(What you have to do) Everything from the opening line of the records below through the line with "from matplotlib.lines import Line2D" must be duplicated exactly, pictures left out.

Plotting code records:
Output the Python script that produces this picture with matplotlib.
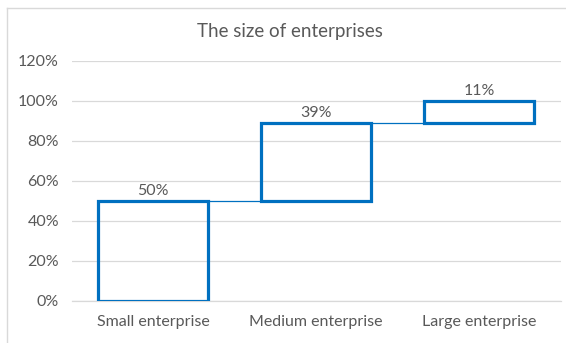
import numpy as np
import matplotlib
matplotlib.use("Agg")
import matplotlib.pyplot as plt
from matplotlib.lines import Line2D

categories = ["Small enterprise", "Medium enterprise", "Large enterprise"]
shares = [0.50, 0.39, 0.11]
labels = ["50%", "39%", "11%"]
yticks = [0.0, 0.2, 0.4, 0.6, 0.8, 1.0, 1.2]

BLUE = "#0070C0"
GREY = "#595959"
GRID = "#D9D9D9"

plt.rcParams["font.family"] = ["Lato", "DejaVu Sans"]

fig = plt.figure(figsize=(5.66, 3.43), dpi=100)
ax = fig.add_axes([71.5 / 566, 1 - 300.7 / 343, 489 / 566, 240 / 343])

x = np.arange(len(categories))
vals = np.array(shares)
bottoms = np.concatenate([[0], np.cumsum(vals)[:-1]])
width = 0.67

ax.bar(x, vals, width, bottom=bottoms, facecolor="none",
       edgecolor=BLUE, linewidth=2.3, zorder=3)

# connectors between consecutive steps
tops = bottoms + vals
for i in range(len(x) - 1):
    ax.plot([x[i] + width / 2, x[i + 1] - width / 2], [tops[i], tops[i]],
            color=BLUE, lw=0.9, zorder=2)

for xi, top, lab in zip(x, tops, labels):
    ax.annotate(lab, (xi, top), xytext=(0, 2), textcoords="offset points",
                ha="center", va="bottom", fontsize=11.5, color=GREY)

ax.set_xlim(-0.5, len(x) - 0.5)
ax.set_ylim(0, 1.2)
ax.set_yticks(yticks)
ax.set_yticklabels([f"{int(round(t * 100))}%" for t in yticks])
ax.set_xticks(x)
ax.set_xticklabels(categories)
ax.tick_params(length=0, labelsize=11.5, colors=GREY)
ax.tick_params(axis="y", pad=9)
ax.tick_params(axis="x", pad=10)
ax.grid(axis="y", color=GRID, lw=0.9, zorder=0)
ax.set_axisbelow(True)
for side in ["top", "right", "left"]:
    ax.spines[side].set_visible(False)
ax.spines["bottom"].set_color(GRID)
ax.spines["bottom"].set_linewidth(0.9)

fig.text(290 / 566, 1 - 32 / 343, "The size of enterprises",
         ha="center", va="center", fontsize=13.5, color=GREY)

# chart area border
fig.add_artist(Line2D([7 / 566, 7 / 566], [0, 1 - 8 / 343], color=GRID, lw=1))
fig.add_artist(Line2D([7 / 566, 1], [1 - 8 / 343, 1 - 8 / 343], color=GRID, lw=1))

fig.savefig("out.png", dpi=100)
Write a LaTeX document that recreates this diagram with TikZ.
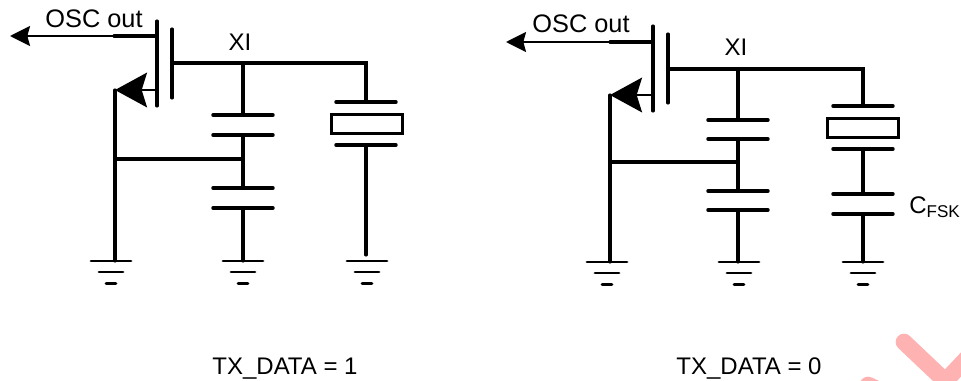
\documentclass[tikz,border=0pt]{standalone}
\usepackage{fontspec}
\setmainfont{Liberation Sans}
\usepackage{tikz}
\usetikzlibrary{arrows.meta}
\usetikzlibrary{calc}
\tikzset{
    wire/.style={line width=2.3pt,line cap=round,black},
    plate/.style={line width=2.6pt,line cap=round,black},
    gndline/.style={line width=2.1pt,line cap=round,black},
    thinwire/.style={line width=1.7pt,black},
    outarrow/.style={thinwire,-{Stealth[length=15pt,width=15pt,inset=2pt]}},
    srcarrow/.style={thinwire,-{Stealth[length=24pt,width=26pt,inset=4pt]}},
    xtal/.style={draw,line width=2.6pt,minimum width=53pt,minimum height=14.5pt,inner sep=0pt},
    lbl/.style={inner sep=0pt,anchor=base,font=\fontsize{18}{20}\selectfont},
    osclbl/.style={lbl,font=\fontsize{19}{21}\selectfont}
}
\def\gnd(#1)(#2){\draw[gndline] ($(#1)+(#2-20,0)$)--($(#1)+(#2+20,0)$);
    \draw[gndline] ($(#1)+(#2-12,11)$)--($(#1)+(#2+12,11)$);
    \draw[gndline] ($(#1)+(#2-5,22.5)$)--($(#1)+(#2+5,22.5)$)}
\def\plate(#1){\draw[plate] ($(#1)+(-30,0)$)--($(#1)+(30,0)$)}
\begin{document}
\begin{tikzpicture}[x=0.75pt,y=-0.75pt]
    \useasboundingbox (0,0) rectangle (961,381);
    \begin{scope}
        \clip (0,0) rectangle (961,381);
        \draw[line width=12.5pt,line cap=round,red!30] (904,342)--(962,397);
        \draw[line width=12.5pt,line cap=round,red!30] (935,392)--(970,355);
        \draw[line width=12.5pt,line cap=round,red!30] (868,385)--(900,400);
    \end{scope}

    % TX_DATA = 1
    \coordinate (draina) at (157,36);
    \coordinate (outa) at (10,36);
    \coordinate (midouta) at (114,36);
    \coordinate (gatea) at (172,63);
    \coordinate (xia) at (243,63);
    \coordinate (corna) at (366,63);
    \coordinate (srca) at (157,90);
    \coordinate (tipa) at (115,90);
    \coordinate (tapa) at (115,159);
    \coordinate (tapb) at (243,159);
    \coordinate (capa) at (243,115);
    \coordinate (capb) at (243,135);
    \coordinate (capc) at (243,188);
    \coordinate (capd) at (243,208);
    \coordinate (xtopa) at (366,102);
    \coordinate (xbota) at (366,145);
    \coordinate (gnda) at (115,261);
    \coordinate (gndb) at (243,261);
    \coordinate (gndc) at (366,255);
    \coordinate (gndcc) at (366,261);
    \node[xtal] (xtala) at (367,124) {};
    \draw[wire] (157,21)--(157,106);
    \draw[wire] (172,29)--(172,98);
    \draw[outarrow] (draina)--(outa);
    \draw[wire] (draina)--(midouta);
    \draw[srcarrow] (srca)--(tipa);
    \draw[wire] (gatea)--(corna)--(xtopa);
    \draw[wire] (xia)--(capa);
    \draw[wire] (capb)--(capc);
    \draw[wire] (capd)--(gndb);
    \draw[wire] (tipa)--(gnda);
    \draw[wire] (tapa)--(tapb);
    \draw[wire] (xbota)--(gndc);
    \plate(capa);
    \plate(capb);
    \plate(capc);
    \plate(capd);
    \plate(xtopa);
    \plate(xbota);
    \gnd(gnda)(-4);
    \gnd(gndb)(0);
    \gnd(gndcc)(1);
    \node[osclbl] (osca) at (94,28) {OSC out};
    \node[lbl] (labxia) at (240,51) {XI};
    \node[lbl] (dataa) at (285,374) {TX\_DATA = 1};

    % TX_DATA = 0
    \coordinate (drainb) at (653,42);
    \coordinate (outb) at (506,42);
    \coordinate (midoutb) at (610,42);
    \coordinate (gateb) at (668,69);
    \coordinate (xib) at (738,69);
    \coordinate (cornb) at (863,69);
    \coordinate (srcb) at (653,95);
    \coordinate (tipb) at (610,95);
    \coordinate (tapc) at (610,162);
    \coordinate (tapd) at (738,162);
    \coordinate (cape) at (738,120);
    \coordinate (capf) at (738,139);
    \coordinate (capg) at (738,191);
    \coordinate (caph) at (738,210);
    \coordinate (xtopb) at (863,106);
    \coordinate (xbotb) at (863,149);
    \coordinate (capi) at (863,194);
    \coordinate (capj) at (863,214);
    \coordinate (gndd) at (610,262);
    \coordinate (gnde) at (738,262);
    \coordinate (gndf) at (863,262);
    \node[xtal] (xtalb) at (863,128) {};
    \draw[wire] (653,26)--(653,111);
    \draw[wire] (668,34)--(668,103);
    \draw[outarrow] (drainb)--(outb);
    \draw[wire] (drainb)--(midoutb);
    \draw[srcarrow] (srcb)--(tipb);
    \draw[wire] (gateb)--(cornb)--(xtopb);
    \draw[wire] (xib)--(cape);
    \draw[wire] (capf)--(capg);
    \draw[wire] (caph)--(gnde);
    \draw[wire] (tipb)--(gndd);
    \draw[wire] (tapc)--(tapd);
    \draw[wire] (xbotb)--(capi);
    \draw[wire] (capj)--(gndf);
    \plate(cape);
    \plate(capf);
    \plate(capg);
    \plate(caph);
    \plate(xtopb);
    \plate(xbotb);
    \plate(capi);
    \plate(capj);
    \gnd(gndd)(-3);
    \gnd(gnde)(1);
    \gnd(gndf)(0);
    \node[osclbl] (oscb) at (581,33) {OSC out};
    \node[lbl] (labxib) at (736,56) {XI};
    \node[lbl,anchor=base west] (cfsk) at (909,214) {C\raisebox{-2.7pt}{\fontsize{12.8}{14}\selectfont FSK}};
    \node[lbl] (datab) at (749,374) {TX\_DATA = 0};
\end{tikzpicture}
\end{document}
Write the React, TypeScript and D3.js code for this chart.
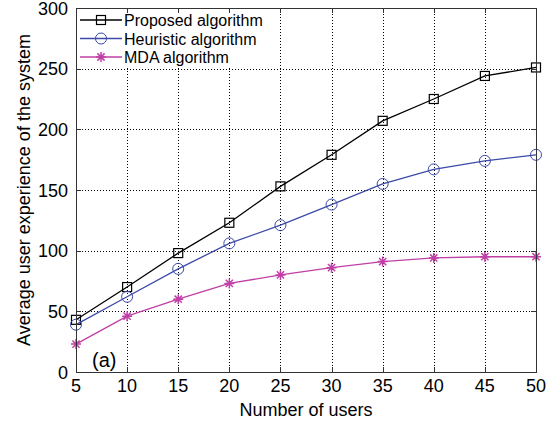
import React, { useRef, useEffect } from 'react';
import * as d3 from 'd3';

// data
const users = [5, 10, 15, 20, 25, 30, 35, 40, 45, 50];
const proposed = [43, 70, 98, 123, 153, 179, 207, 225, 244, 251];
const heuristic = [39, 62, 85, 106, 121, 138, 155, 167, 174, 179];
const mda = [23, 46, 60, 73, 80, 86, 91, 94, 95, 95];
const yTicks = [0, 50, 100, 150, 200, 250, 300];
const xTicks = [5, 10, 15, 20, 25, 30, 35, 40, 45, 50];

const series = [
  { name: 'Proposed algorithm', values: proposed, color: '#000000', marker: 'square' },
  { name: 'Heuristic algorithm', values: heuristic, color: '#3c4aa8', marker: 'circle' },
  { name: 'MDA algorithm', values: mda, color: '#c03fa6', marker: 'star' },
];

const W = 556;
const H = 423;
const margin = { left: 76, right: 20, top: 8, bottom: 51 };
const FONT = 'Liberation Sans, Arial, Helvetica, sans-serif';

function drawMarker(g, type, x, y, color) {
  if (type === 'square') {
    g.append('rect')
      .attr('x', x - 4.5).attr('y', y - 4.5)
      .attr('width', 9).attr('height', 9)
      .attr('fill', 'none').attr('stroke', color).attr('stroke-width', 1.2);
  } else if (type === 'circle') {
    g.append('circle')
      .attr('cx', x).attr('cy', y).attr('r', 5.5)
      .attr('fill', 'none').attr('stroke', color).attr('stroke-width', 1);
  } else {
    const r = 5;
    const d = r * 0.72;
    const p = `M${x - r},${y}L${x + r},${y}M${x},${y - r}L${x},${y + r}` +
      `M${x - d},${y - d}L${x + d},${y + d}M${x - d},${y + d}L${x + d},${y - d}`;
    g.append('path').attr('d', p).attr('stroke', color).attr('stroke-width', 1.5).attr('fill', 'none');
  }
}

export default function App() {
  const ref = useRef(null);

  useEffect(() => {
    const svg = d3.select(ref.current);
    svg.selectAll('*').remove();

    const x = d3.scaleLinear().domain([5, 50]).range([margin.left, W - margin.right]);
    const y = d3.scaleLinear().domain([0, 300]).range([H - margin.bottom, margin.top]);
    const [x0, x1] = x.range();
    const [y0, y1] = y.range();

    svg.append('rect').attr('width', W).attr('height', H).attr('fill', '#fff');

    // grid //
    const grid = svg.append('g').attr('stroke', '#000').attr('stroke-width', 1).attr('stroke-dasharray', '1,2');
    xTicks.slice(1, -1).forEach(t => {
      grid.append('line').attr('x1', Math.round(x(t)) + 0.5).attr('x2', Math.round(x(t)) + 0.5)
        .attr('y1', y0).attr('y2', y1);
    });
    yTicks.slice(1, -1).forEach(t => {
      grid.append('line').attr('y1', Math.round(y(t)) + 0.5).attr('y2', Math.round(y(t)) + 0.5)
        .attr('x1', x0).attr('x2', x1);
    });

    // lines + markers //
    const line = d3.line().x((d, i) => x(users[i])).y(d => y(d));
    series.forEach(s => {
      svg.append('path').datum(s.values)
        .attr('d', line).attr('fill', 'none')
        .attr('stroke', s.color).attr('stroke-width', 1.3);
      const mg = svg.append('g');
      s.values.forEach((v, i) => drawMarker(mg, s.marker, x(users[i]), y(v), s.color));
    });

    // legend //
    const lg = svg.append('g');
    lg.append('rect').attr('x', x0 + 1).attr('y', y1 + 1).attr('width', 195).attr('height', 58).attr('fill', '#fff');
    series.forEach((s, i) => {
      const ly = 20 + i * 18.5;
      lg.append('line').attr('x1', 80).attr('x2', 122).attr('y1', ly).attr('y2', ly)
        .attr('stroke', s.color).attr('stroke-width', 1.3);
      drawMarker(lg, s.marker, 101, ly, s.color);
      lg.append('text').attr('x', 124).attr('y', ly + 6)
        .attr('font-family', FONT).attr('font-size', 16).attr('fill', '#000')
        .text(s.name);
    });

    // axes box //
    const box = svg.append('g').attr('stroke', '#333').attr('stroke-width', 1).attr('fill', 'none');
    box.append('rect').attr('x', x0 + 0.5).attr('y', y1 + 0.5).attr('width', x1 - x0).attr('height', y0 - y1);
    xTicks.forEach(t => {
      const px = Math.round(x(t)) + 0.5;
      box.append('line').attr('x1', px).attr('x2', px).attr('y1', y0).attr('y2', y0 - 5);
      box.append('line').attr('x1', px).attr('x2', px).attr('y1', y1).attr('y2', y1 + 5);
    });
    yTicks.forEach(t => {
      const py = Math.round(y(t)) + 0.5;
      box.append('line').attr('y1', py).attr('y2', py).attr('x1', x0).attr('x2', x0 + 5);
      box.append('line').attr('y1', py).attr('y2', py).attr('x1', x1).attr('x2', x1 - 5);
    });

    // tick labels //
    const tl = svg.append('g').attr('font-family', FONT).attr('font-size', 18).attr('fill', '#000');
    xTicks.forEach(t => {
      tl.append('text').attr('x', x(t)).attr('y', y0 + 20).attr('text-anchor', 'middle').text(t);
    });
    yTicks.forEach(t => {
      tl.append('text').attr('x', x0 - 8).attr('y', y(t) + 6.5).attr('text-anchor', 'end').text(t);
    });

    // axis titles //
    svg.append('text').attr('x', (x0 + x1) / 2).attr('y', 416)
      .attr('text-anchor', 'middle').attr('font-family', FONT).attr('font-size', 18)
      .text('Number of users');
    svg.append('text').attr('transform', `translate(30, ${(y0 + y1) / 2}) rotate(-90)`)
      .attr('text-anchor', 'middle').attr('font-family', FONT).attr('font-size', 18)
      .text('Average user experience of the system');

    svg.append('text').attr('x', 92).attr('y', 367)
      .attr('font-family', FONT).attr('font-size', 20).text('(a)');
  }, []);

  return (
    <svg ref={ref} width={W} height={H} style={{ position: 'absolute', left: 0, top: 0 }} />
  );
}
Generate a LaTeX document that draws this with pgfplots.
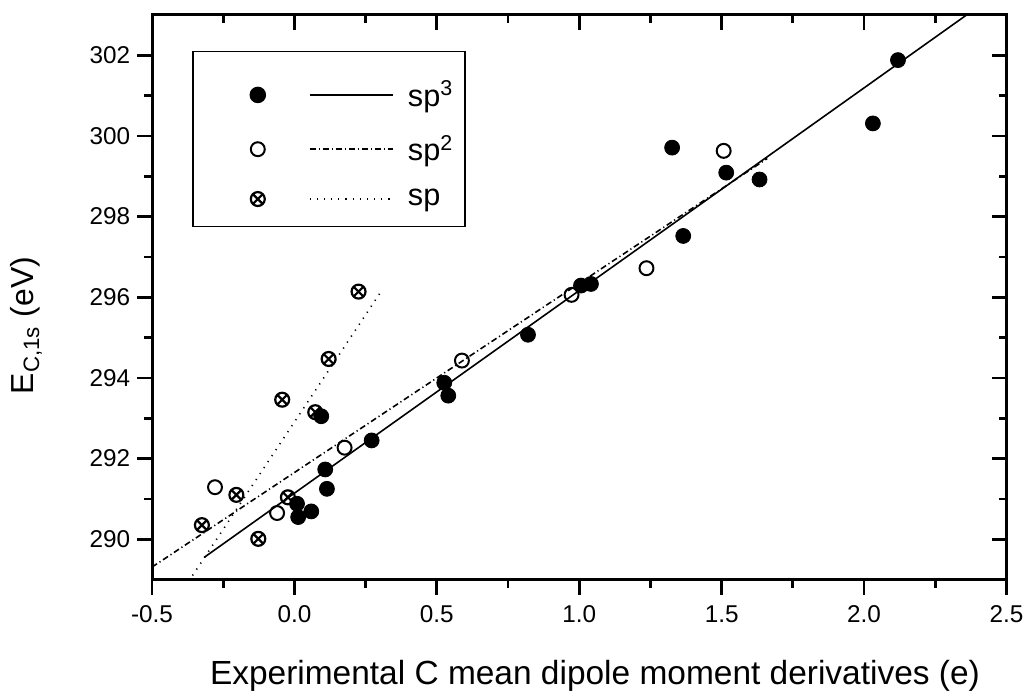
\documentclass[border=0pt]{standalone}
\usepackage{fontspec}
\setmainfont{Liberation Sans}
\usepackage{pgfplots}
\pgfplotsset{compat=1.18}

\pgfplotsset{
  frame/.style={
    scale only axis, width=429pt, height=283.5pt,
    xmin=-0.5, xmax=2.5, ymin=289, ymax=303,
    xtick={-0.5,0,...,2.5}, minor x tick num=1,
    ytick={290,292,...,302}, minor y tick num=1,
    major tick length=7.5pt, minor tick length=4pt,
    axis line style={line width=1.5pt},
    every tick/.style={line width=1.4pt, black},
  },
}

\begin{document}
\begin{tikzpicture}
% mirrored ticks on top and right point inward
\begin{axis}[frame, tick pos=right, tick align=inside,
  xticklabels={}, yticklabels={}]
\end{axis}

\begin{axis}[frame, name=main,
  tick pos=left, tick align=outside,
  /pgf/number format/assume math mode=true,
  tick label style={font=\fontsize{12.2}{14}\selectfont},
  xticklabel style={yshift=-2pt, /pgf/number format/.cd, fixed, fixed zerofill, precision=1},
  yticklabel style={/pgf/number format/.cd, fixed, precision=0, 1000 sep={}},
  xlabel={Experimental C mean dipole moment derivatives (e)},
  xlabel style={font=\fontsize{16.8}{20}\selectfont, at={(axis description cs:0.5184,-0.185)}, anchor=base},
  ylabel={E\textsubscript{C,1s} (eV)},
  ylabel style={font=\fontsize{16}{19}\selectfont, at={(axis description cs:-0.1383,0.45)}, anchor=base, rotate=0},
  legend style={at={(axis description cs:0.0473,0.937)}, anchor=north west,
    font=\fontsize{15.4}{18}\selectfont, draw=black, line width=0.8pt,
    inner xsep=4pt, inner ysep=7pt, row sep=9pt,
    /tikz/every even column/.append style={column sep=0pt}},
  legend cell align=left,
]
% sp3 carbons
\addplot[only marks, mark=*, mark size=3.75pt, black, forget plot] coordinates {
  (0.820,295.07) (0.526,293.88) (0.540,293.56) (0.271,292.45)
  (0.108,291.73) (0.114,291.25) (0.094,293.05) (0.009,290.88)
  (0.013,290.55) (0.059,290.69) (2.119,301.88) (2.031,300.31)
  (1.326,299.71) (1.516,299.09) (1.633,298.92) (1.365,297.52)
  (1.041,296.33) (1.006,296.29)};
% sp2 carbons
\addplot[only marks, mark=o, mark size=3.5pt, black, line width=1pt, fill=white, forget plot] coordinates {
  (1.507,299.63) (1.236,296.72) (0.973,296.06) (0.588,294.43)
  (0.176,292.27) (-0.279,291.29) (-0.061,290.65)};
% sp carbons
\addplot[only marks, mark=otimes, mark size=3.5pt, black, line width=1.1pt, forget plot] coordinates {
  (0.225,296.14) (0.120,294.47) (-0.043,293.46) (0.073,293.15)
  (-0.204,291.10) (-0.023,291.04) (-0.325,290.35) (-0.127,290.01)};
% fits
\addplot[black, line width=0.8pt, forget plot] coordinates {(-0.317,289.55) (2.36,303.0)};
\addplot[black, line width=0.8pt, dash pattern=on 3pt off 1.5pt on 0.6pt off 1.5pt, forget plot]
  coordinates {(-0.5,289.31) (1.66,299.44)};
\addplot[black, line width=0.8pt, dash pattern=on 0.6pt off 3pt, forget plot]
  coordinates {(-0.358,289.1) (0.30,296.1)};

\addlegendimage{legend image code/.code={
  \path (-28pt,0pt) (73pt,0pt) (0pt,14.5pt);
  \draw[black, mark=*, mark size=3.75pt] plot coordinates {(0pt,0pt)};
  \draw[black, line width=0.8pt] (26pt,0pt) -- (68pt,0pt);}}
\addlegendentry{sp\textsuperscript{3}}
\addlegendimage{legend image code/.code={
  \path (-28pt,0pt) (73pt,0pt);
  \draw[black, line width=1pt, mark=o, mark size=3.5pt] plot coordinates {(0pt,0pt)};
  \draw[black, line width=0.8pt, dash pattern=on 3pt off 1.5pt on 0.6pt off 1.5pt] (26pt,0pt) -- (68pt,0pt);}}
\addlegendentry{sp\textsuperscript{2}}
\addlegendimage{legend image code/.code={
  \path (-28pt,0pt) (73pt,0pt);
  \draw[black, line width=1.1pt, mark=otimes, mark size=3.5pt] plot coordinates {(0pt,0pt)};
  \draw[black, line width=0.8pt, dash pattern=on 0.6pt off 3pt] (26pt,0pt) -- (68pt,0pt);}}
\addlegendentry{sp}
\end{axis}
\path (main.south west) ++(-76.35pt,-56pt) rectangle ++(515pt,347pt);
\end{tikzpicture}
\end{document}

(Result of this exercise)
Output the Python script that produces this picture with matplotlib.
import numpy as np
import matplotlib
matplotlib.use("Agg")
import matplotlib.pyplot as plt
from matplotlib.lines import Line2D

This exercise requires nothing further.